Chef Open Source Community News – April 2018

Here’s what happened in the Chef, Habitat and InSpec open-source communities over the last month.

Chef

The biggest news from the Chef project is that we released Chef 14, a faster and easier to use Chef. We’ve already covered all the major changes in a couple of blog posts and a webinar so we won’t delve into it again here. We are also on track to release ChefDK 3 by the end of April, which will include both Chef 14 and InSpec 2. Finally, on April 30, we bid a fond farewell to Chef 12, which becomes end-of-life.

Habitat

We released Habitat 0.55.0 near the end of March. This release has a number of new features. Most important is an upgrade to the Launcher, the process manager used by the Habitat supervisor. By design, the Launcher rarely changes unless there are major improvements or bugfixes, so this is a good time to update. The Habitat Builder also gained secrets support so you can inject sensitive information like database passwords or license keys into the build process.

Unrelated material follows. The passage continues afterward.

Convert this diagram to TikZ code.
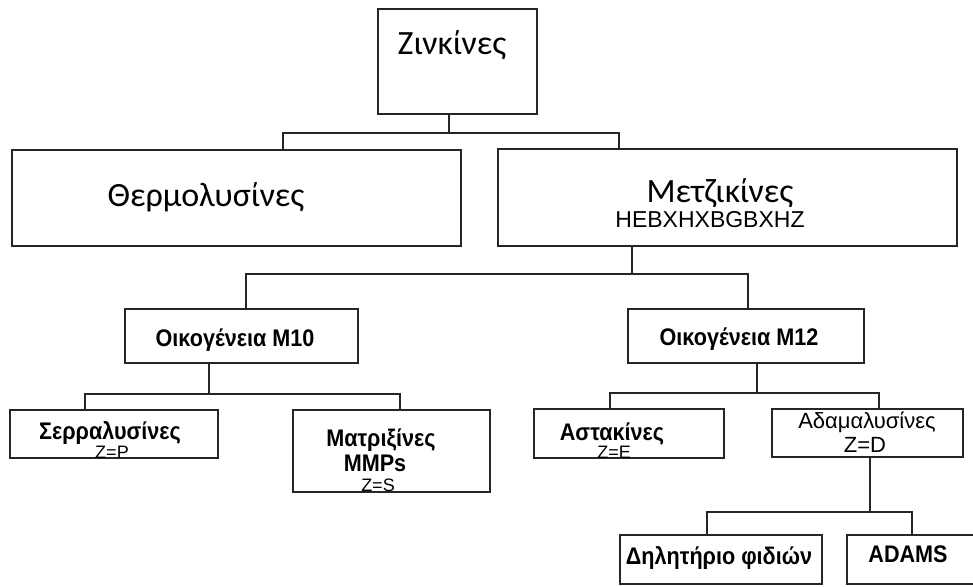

Finally, authorization to Habitat Builder will no longer work using the old GitHub authentication tokens. You should instead generate a Habitat personal access token as mentioned in last month’s update. If you are suddenly getting authorization errors interacting with Habitat Builder, this is why.

InSpec

The InSpec team released several new versions over the last month, primarily to add AWS-related resources and enhance parameters that can be matched inside existing resources. We highly recommend upgrading to InSpec 2.1.54 if you are developing InSpec profiles for AWS cloud compliance. The following is a short list of new AWS resources released over the last month:

aws_s3_bucket_object

aws_sns_topics

aws_sns_subscription

aws_kms_key

aws_config_delivery_channel

aws_rds_instance

aws_s3_buckets

aws_route_tables

chocolatey_package

Notable enhancements include the ability to test an AWS account’s root user for presence of a hardware or virtual multi-factor authentication (MFA) device, as well as a significant expansion of the interface for fully testing AWS security group egress and ingress rules and the network configuration of your VPC.

Other

We released Test Kitchen 1.21 which moves to using kitchen.yml as the configuration file name rather than .kitchen.yml (with the leading period) for better consistency with the rest of Chef’s tools. The older name is still supported for backwards compatibility.

Community MVP

Every month we reward outstanding contributions from one of our community members across the Chef, Habitat and InSpec projects. These contributions do not necessarily need to include code; we want to recognize someone who has dedicated significant time and energy to strengthening our community.

This month we’d like to recognize Romain Sertelon, who is a tireless contributor to the Habitat community. Romain has submitted dozens of pull requests in the last year and provided countless hours of support in Slack. Recently, Romain contributed a substantial amount of work towards the core plans refresh without which would have taken twice as long. The support and code he gives to the community, the thoughtful comments he provides into the request-for-comments (RFC) process, and everything else he does embodies what a stellar community member looks like. In short, Romain works his ass off and the entire Habitat team would like to make sure he knows he is valued by the project.

Thanks for everything, Romain, and we’ll be in touch to get your mailing address so we can send you a special token of our appreciation.